>> START

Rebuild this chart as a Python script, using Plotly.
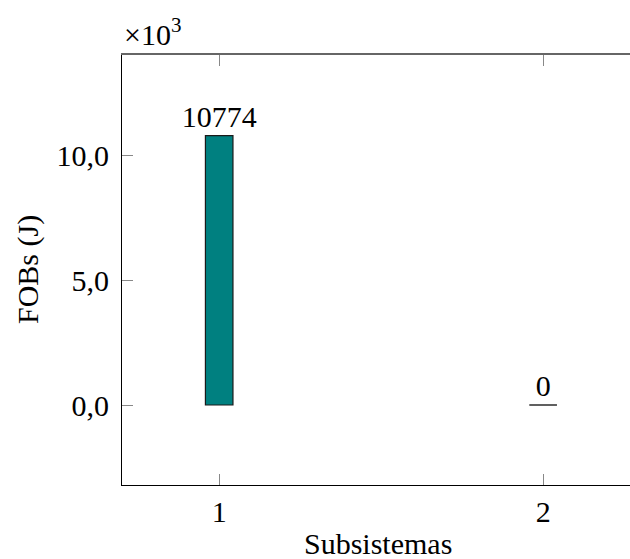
import plotly.graph_objects as go

categories = [1, 2]
values = [10774, 0]
value_labels = ["10774", "0"]
ytick_vals = [0, 5000, 10000]
ytick_text = ["0,0", "5,0", "10,0"]
xtick_vals = [1, 2]
xtick_text = ["1", "2"]

FONT = "Liberation Serif"
BAR_W = 0.085

fig = go.Figure()
fig.add_trace(go.Bar(
    x=categories, y=values, width=BAR_W,
    marker=dict(color="#008080", line=dict(color="#1a1a1a", width=1.2)),
    text=value_labels, textposition="outside", cliponaxis=False, constraintext="none",
    textfont=dict(family=FONT, size=30, color="black"),
))
# zero-height bar outline
for c, v in zip(categories, values):
    if v == 0:
        fig.add_trace(go.Scatter(x=[c - BAR_W / 2, c + BAR_W / 2], y=[v, v], mode="lines",
                                 line=dict(color="#444", width=1.2), hoverinfo="skip"))
# top axis for mirrored ticks
fig.add_trace(go.Scatter(x=[1], y=[0], xaxis="x2", mode="markers", marker=dict(opacity=0),
                         showlegend=False, hoverinfo="skip"))

fig.update_layout(
    width=630, height=559,
    margin=dict(l=122, r=0, t=55, b=74),
    plot_bgcolor="white", paper_bgcolor="white",
    showlegend=False,
    font=dict(family=FONT, size=30, color="black"),
    xaxis=dict(range=[0.7, 2.268], tickvals=xtick_vals, ticktext=xtick_text,
               ticks="inside", ticklen=11, tickcolor="#888", tickwidth=1,
               showline=True, linecolor="black", linewidth=1, showgrid=False, zeroline=False,
               tickfont=dict(family=FONT, size=30)),
    xaxis2=dict(range=[0.7, 2.268], overlaying="x", side="top", tickvals=xtick_vals,
                showticklabels=False, ticks="inside", ticklen=11, tickcolor="#888",
                showline=True, linecolor="#666", linewidth=1.6, showgrid=False, zeroline=False),
    yaxis=dict(range=[-3200, 14000], tickvals=ytick_vals, ticktext=ytick_text,
               ticks="inside", ticklen=11, tickcolor="#888", tickwidth=1,
               showline=True, linecolor="black", linewidth=1, showgrid=False, zeroline=False,
               ticklabelstandoff=6, tickfont=dict(family=FONT, size=30)),
    annotations=[
        dict(text="×10<sup>3</sup>", xref="paper", yref="paper", x=0.0, y=1.0,
             xanchor="left", yanchor="bottom", yshift=2, showarrow=False,
             font=dict(family=FONT, size=30)),
        dict(text="Subsistemas", xref="paper", yref="paper", x=0.503, y=0,
             xanchor="center", yanchor="middle", yshift=-58, showarrow=False,
             font=dict(family=FONT, size=30)),
        dict(text="FOBs (J)", xref="paper", yref="paper", x=0, y=0.5,
             xanchor="center", yanchor="middle", xshift=-94, textangle=-90, showarrow=False,
             font=dict(family=FONT, size=30)),
    ],
)
fig.write_html("out.html", config={"displayModeBar": False},
               post_script="document.body.style.margin='0px';document.body.style.overflow='hidden';")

>> END

* _Written instruction_: Transcribe the material exactly, leaving every picture out.

* _Task solution_:
Rebuild this chart as a Python script, using Plotly.
import plotly.graph_objects as go

categories = [1, 2]
values = [10774, 0]
value_labels = ["10774", "0"]
ytick_vals = [0, 5000, 10000]
ytick_text = ["0,0", "5,0", "10,0"]
xtick_vals = [1, 2]
xtick_text = ["1", "2"]

FONT = "Liberation Serif"
BAR_W = 0.085

fig = go.Figure()
fig.add_trace(go.Bar(
    x=categories, y=values, width=BAR_W,
    marker=dict(color="#008080", line=dict(color="#1a1a1a", width=1.2)),
    text=value_labels, textposition="outside", cliponaxis=False, constraintext="none",
    textfont=dict(family=FONT, size=30, color="black"),
))
# zero-height bar outline
for c, v in zip(categories, values):
    if v == 0:
        fig.add_trace(go.Scatter(x=[c - BAR_W / 2, c + BAR_W / 2], y=[v, v], mode="lines",
                                 line=dict(color="#444", width=1.2), hoverinfo="skip"))
# top axis for mirrored ticks
fig.add_trace(go.Scatter(x=[1], y=[0], xaxis="x2", mode="markers", marker=dict(opacity=0),
                         showlegend=False, hoverinfo="skip"))

fig.update_layout(
    width=630, height=559,
    margin=dict(l=122, r=0, t=55, b=74),
    plot_bgcolor="white", paper_bgcolor="white",
    showlegend=False,
    font=dict(family=FONT, size=30, color="black"),
    xaxis=dict(range=[0.7, 2.268], tickvals=xtick_vals, ticktext=xtick_text,
               ticks="inside", ticklen=11, tickcolor="#888", tickwidth=1,
               showline=True, linecolor="black", linewidth=1, showgrid=False, zeroline=False,
               tickfont=dict(family=FONT, size=30)),
    xaxis2=dict(range=[0.7, 2.268], overlaying="x", side="top", tickvals=xtick_vals,
                showticklabels=False, ticks="inside", ticklen=11, tickcolor="#888",
                showline=True, linecolor="#666", linewidth=1.6, showgrid=False, zeroline=False),
    yaxis=dict(range=[-3200, 14000], tickvals=ytick_vals, ticktext=ytick_text,
               ticks="inside", ticklen=11, tickcolor="#888", tickwidth=1,
               showline=True, linecolor="black", linewidth=1, showgrid=False, zeroline=False,
               ticklabelstandoff=6, tickfont=dict(family=FONT, size=30)),
    annotations=[
        dict(text="×10<sup>3</sup>", xref="paper", yref="paper", x=0.0, y=1.0,
             xanchor="left", yanchor="bottom", yshift=2, showarrow=False,
             font=dict(family=FONT, size=30)),
        dict(text="Subsistemas", xref="paper", yref="paper", x=0.503, y=0,
             xanchor="center", yanchor="middle", yshift=-58, showarrow=False,
             font=dict(family=FONT, size=30)),
        dict(text="FOBs (J)", xref="paper", yref="paper", x=0, y=0.5,
             xanchor="center", yanchor="middle", xshift=-94, textangle=-90, showarrow=False,
             font=dict(family=FONT, size=30)),
    ],
)
fig.write_html("out.html", config={"displayModeBar": False},
               post_script="document.body.style.margin='0px';document.body.style.overflow='hidden';")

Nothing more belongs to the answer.